Lawyer Tom Bath, who represents the diocese, also urged Torrence to separate the trials.

“There can be no question that the fairest way to try the defendants is separately,” Bath said.

Assistant Jackson County Prosecutor Tricia Lacey, however, said separate trials would be wasted effort because the evidence against both the diocese and the bishop is the same.

“It is not a complicated case,” Lacey said.

The hearing also gave a brief preview of a coming evidence battle. Bath suggested that the defense could move to suppress testimony from the parents of girls whom Ratigan allegedly photographed.

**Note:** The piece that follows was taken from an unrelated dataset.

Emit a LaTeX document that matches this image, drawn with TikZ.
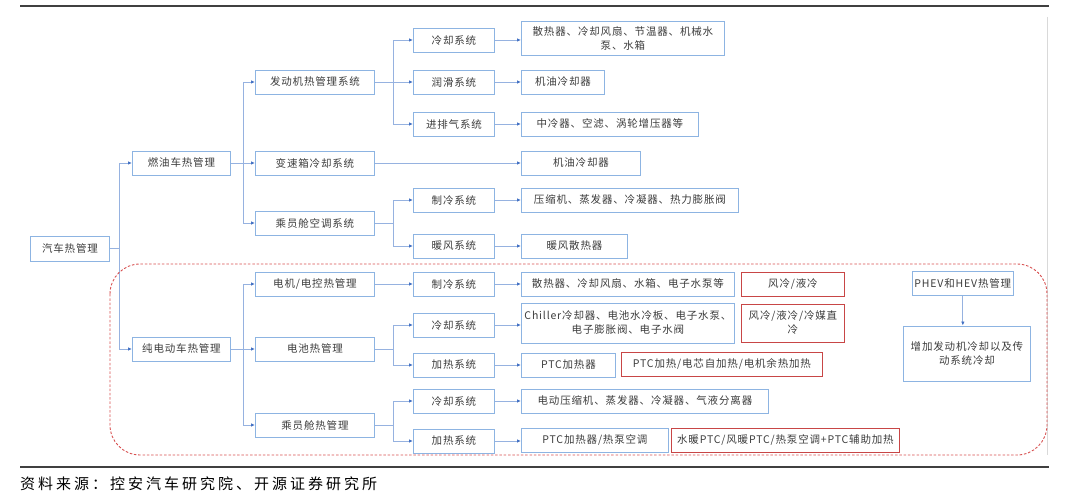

Lacey reacted sharply to any suggestion that the case lacked victims.

“There are victims in this case,” she said. “We have parents of children who were photographed who will testify.”

Immediately after the Ratigan scandal became public in May, Finn issued several public apologies for his handling of the matter. Since the state grand jury indicted him in October, his public remarks have been more guarded. In a recent column in the diocesan newspaper, The Catholic Key, Finn acknowledged, obliquely, that the Ratigan scandal has been difficult.

“Thanks be to God and the good work of everyone, there were many good things that have happened here the last seven years,” Finn wrote. “Of course there have been and remain challenges — the most obvious are those of the last ten months.”

Finn is the highest-ranking Catholic official in the United States to face criminal prosecution related to the church’s child sexual-abuse scandal. He is not, however, the first church supervisor to face criminal charges.

Testimony opened in Pennsylvania this week in the case against Monsignor William Lynn, formerly secretary of clergy for the Archdiocese of Philadelphia.

Lynn supervised more than 800 priests from 1992 to 2004. Prosecutors have alleged that Lynn kept dangerous priests in parish work around children to protect the church’s reputation and avoid scandal. They say the church kept secret files dating to 1948 that show a long-standing conspiracy to doubt sex-abuse victims and protect priests.

The Associated Press contributed to this article.